The goal of the Bioinformatics component of the Center is to develop effective tools for simulation and prediction of complex biological processes. This includes, in particular, genome sequence analysis. While bioinformatic problems have always been computation-intensive, the rapid rise in the amount of available data is making them also data-intensive. For example, large repositories storing thousands of (very similar) genomes of the same species are emerging. We therefore strive not only for good algorithms for simulating complex processes and performing complex searches, but also for good data representations that fit large amounts of data in highly compressed space.
We have developed efficient representations of large similar sequence collections, building on various measures of repetitiveness: size of Lempel-Ziv parsing, size of the smallest string attractor, number of runs in the Burrows-Wheeler Transform, etc. The main achievement is that the size of those representations is proportional to the amount of unique information in the dataset, as opposed to the plain dataset size. As a result, space reductions of up to 100 to 1 are obtained, which allows handling of much larger datasets. In the simplest case, we aim at providing direct access to any place in any sequence in the collection. We developed a compressed filesystem adapted to managing collections of similar sequences on disk in a transparent way, so that it can be integrated in any application without change, and stored in a centralized server or in the client’s equipment.
The next level of functionality of such compressed representations is to allow for pattern matching, that is, finding all the places where a short given pattern appears in the sequence. We have obtained a number of so-called text indexes that support optimal or near-optimal pattern matching within highly compressed space. On top of that functionality, more sophisticated representations have been developed that support document retrieval functionality, for example, find the sequences where a pattern appears most often. Another sophisticated functionality is to simulate suffix trees, which enable pattern mining operations such as discovering long enough frequent substrings in the collection. In all those cases we have obtained a number of novel results of both theoretical and practical significance, and are now integrating the best algorithms in public software used for managing large collections of reads.
Recent research on metagenomic sequencing is leaning towards graph representations that encompass all the genetic variations that arise in a population, which is then used for various kinds of analyses. We have also developed space-efficient representations of the overlap graph, and the de Bruijn graph, of a collection of reads.
On the side of simulation and prediction, an important achievement was the development of Gdrift++, an approximate Bayesian computation-based simulation software product for population and evolutionary genetics. Gdrift++ performs multiple forward-in-time simulations. We investigated the application of metaheuristics designed to reduce the computational effort without losing effectiveness in the results.
We also developed a parallel algorithm for the physical characterization of small non-coding RNA in bacterial genomes. The algorithm proceeds by calculating the Z-score, which requires significant computational effort. The algorithm exploits multi-core architectures to speed up the calculation of minimum folding energy for each RNA segment, which are the ingredients to compute the Z-score.

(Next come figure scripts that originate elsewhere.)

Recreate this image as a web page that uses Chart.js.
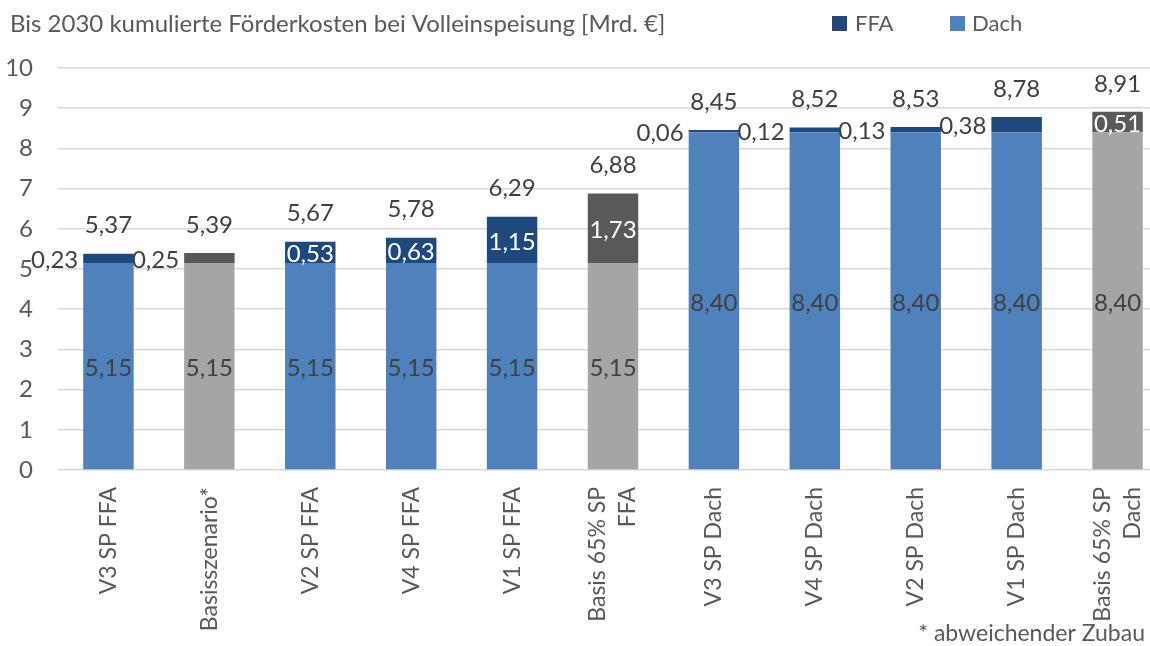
<!DOCTYPE html>
<html>
<head>
<meta charset="utf-8">
<script src="https://cdn.jsdelivr.net/npm/chart.js@4"></script>
<style>
  html, body { margin: 0; padding: 0; background: #fff; overflow: hidden; }
  #wrap { width: 1168px; height: 646px; }
</style>
</head>
<body>
<div id="wrap"><canvas id="chart"></canvas></div>
<script>
// data
var categories = ["V3 SP FFA", "Basisszenario*", "V2 SP FFA", "V4 SP FFA", "V1 SP FFA", ["Basis 65% SP", "FFA"],
                  "V3 SP Dach", "V4 SP Dach", "V2 SP Dach", "V1 SP Dach", ["Basis 65% SP", "Dach"]];
var dachValues = [5.15, 5.15, 5.15, 5.15, 5.15, 5.15, 8.40, 8.40, 8.40, 8.40, 8.40];
var ffaValues = [0.23, 0.25, 0.53, 0.63, 1.15, 1.73, 0.06, 0.12, 0.13, 0.38, 0.51];
var totalValues = [5.37, 5.39, 5.67, 5.78, 6.29, 6.88, 8.45, 8.52, 8.53, 8.78, 8.91];
var yTicks = [0, 1, 2, 3, 4, 5, 6, 7, 8, 9, 10];

var FONT = "Lato";
var TEXT = "#595959";
var LABEL = "#404040";

function isBasis(i) {
    var c = categories[i];
    return (Array.isArray(c) ? c[0] : c).indexOf("Basis") === 0;
}
function fmt(v) { return v.toFixed(2).replace(".", ","); }

var labelPlugin = {
    id: "labels",
    afterDatasetsDraw: function (chart) {
        var ctx = chart.ctx;
        var mD = chart.getDatasetMeta(0), mF = chart.getDatasetMeta(1);
        ctx.save();
        ctx.font = "24px " + FONT;
        ctx.textBaseline = "middle";
        for (var i = 0; i < categories.length; i++) {
            var d = mD.data[i], f = mF.data[i];
            ctx.textAlign = "center";
            ctx.fillStyle = LABEL;
            ctx.fillText(fmt(dachValues[i]), d.x, (d.y + d.base) / 2 + 2);
            var fy = (f.y + f.base) / 2 + 2;
            if (ffaValues[i] >= 0.5) {
                ctx.fillStyle = "#ffffff";
                ctx.fillText(fmt(ffaValues[i]), f.x, fy);
            } else {
                ctx.textAlign = "right";
                ctx.fillStyle = LABEL;
                ctx.fillText(fmt(ffaValues[i]), f.x - f.width / 2 - 5, fy);
            }
            ctx.textAlign = "center";
            ctx.fillStyle = LABEL;
            ctx.fillText(fmt(totalValues[i]), f.x, f.y - 28);
        }
        ctx.restore();
    },
    afterDraw: function (chart) {
        var ctx = chart.ctx;
        var xs = chart.scales.x;
        ctx.save();
        // category labels, rotated, multi-line ones centred on the bar
        ctx.fillStyle = TEXT;
        ctx.font = "23px " + FONT;
        ctx.textAlign = "right";
        ctx.textBaseline = "middle";
        for (var i = 0; i < categories.length; i++) {
            var lines = Array.isArray(categories[i]) ? categories[i] : [categories[i]];
            ctx.save();
            ctx.translate(xs.getPixelForTick(i), chart.chartArea.bottom + 17);
            ctx.rotate(-Math.PI / 2);
            for (var j = 0; j < lines.length; j++) {
                ctx.fillText(lines[j], 0, (j - (lines.length - 1) / 2) * 30);
            }
            ctx.restore();
        }

        ctx.textBaseline = "alphabetic";
        ctx.textAlign = "left";
        ctx.font = "24px " + FONT;
        ctx.fillText("Bis 2030 kumulierte Förderkosten bei Volleinspeisung [Mrd. €]", 10, 32);
        // legend
        ctx.font = "22px " + FONT;
        ctx.fillStyle = "#1f497d";
        ctx.fillRect(832, 16, 15, 15);
        ctx.fillStyle = TEXT;
        ctx.fillText("FFA", 855, 31);
        ctx.fillStyle = "#4f81bd";
        ctx.fillRect(950, 16, 15, 15);
        ctx.fillStyle = TEXT;
        ctx.fillText("Dach", 972, 31);
        // footnote
        ctx.font = "23px " + FONT;
        ctx.textAlign = "right";
        ctx.fillText("* abweichender Zubau", 1145, 641);
        ctx.restore();
    }
};

new Chart(document.getElementById("chart"), {
    type: "bar",
    data: {
        labels: categories,
        datasets: [
            {
                label: "Dach",
                data: dachValues,
                backgroundColor: categories.map(function (c, i) { return isBasis(i) ? "#a5a5a5" : "#4f81bd"; }),
                barPercentage: 0.5,
                categoryPercentage: 1
            },
            {
                label: "FFA",
                data: ffaValues,
                backgroundColor: categories.map(function (c, i) { return isBasis(i) ? "#595959" : "#1f497d"; }),
                barPercentage: 0.5,
                categoryPercentage: 1
            }
        ]
    },
    options: {
        responsive: true,
        maintainAspectRatio: false,
        animation: false,
        devicePixelRatio: 1,
        layout: { padding: { top: 68, left: 0, right: 0, bottom: 0 } },
        plugins: {
            legend: { display: false },
            title: { display: false },
            tooltip: { enabled: false }
        },
        scales: {
            x: {
                stacked: true,
                grid: { display: false, drawTicks: false },
                border: { display: false },
                ticks: { display: false, autoSkip: false },
                afterFit: function (scale) {
                    scale.height = 176;
                    scale.paddingLeft = 0;
                    scale.paddingRight = 0;
                }
            },
            y: {
                stacked: true,
                min: 0,
                max: 10,
                afterBuildTicks: function (scale) {
                    scale.ticks = yTicks.map(function (v) { return { value: v }; });
                },
                grid: { color: "#d9d9d9", lineWidth: 1.5, drawTicks: false },
                border: { display: false },
                ticks: {
                    color: TEXT,
                    font: { family: FONT, size: 24 },
                    padding: 25
                },
                afterFit: function (scale) { scale.width = 58; }
            }
        }
    },
    plugins: [labelPlugin]
});
</script>
</body>
</html>
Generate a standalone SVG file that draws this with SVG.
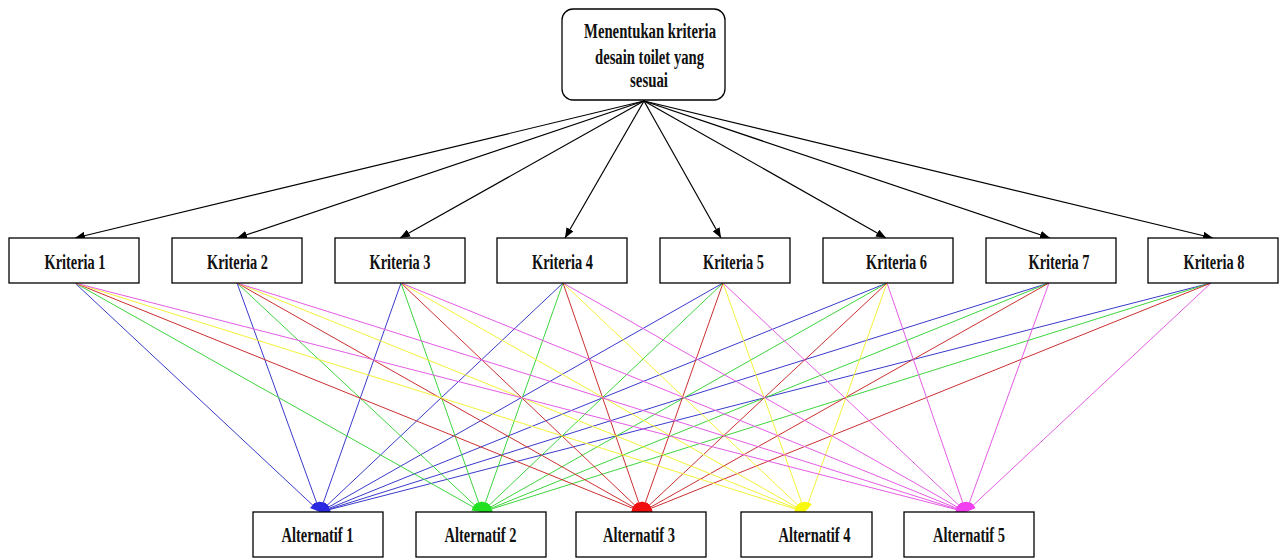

Finally, we have developed new effective techniques for predicting protein complexes and signaling pathways by combining information on dense subgraphs in the PPI networks with information on gene expression and phenotypes.
In the last couple of years we have also developed new automated workflows to calculate protein properties that are being used to predict the effect of mutations in engineered enzymes and also mathematical methods to represent a peptide sequence in a multidimensional Fast Fourier-Transform space of transformed physicochemical characteristics. Finally we have also started to develop informatic tools for the analysis of high dimensional datasets using data mining and patern recognition techniques implemented in Python and web-based tools which are especially useful for users who have large volumes of data to be analyzed but little informatics, mathematical or statistical knowledge.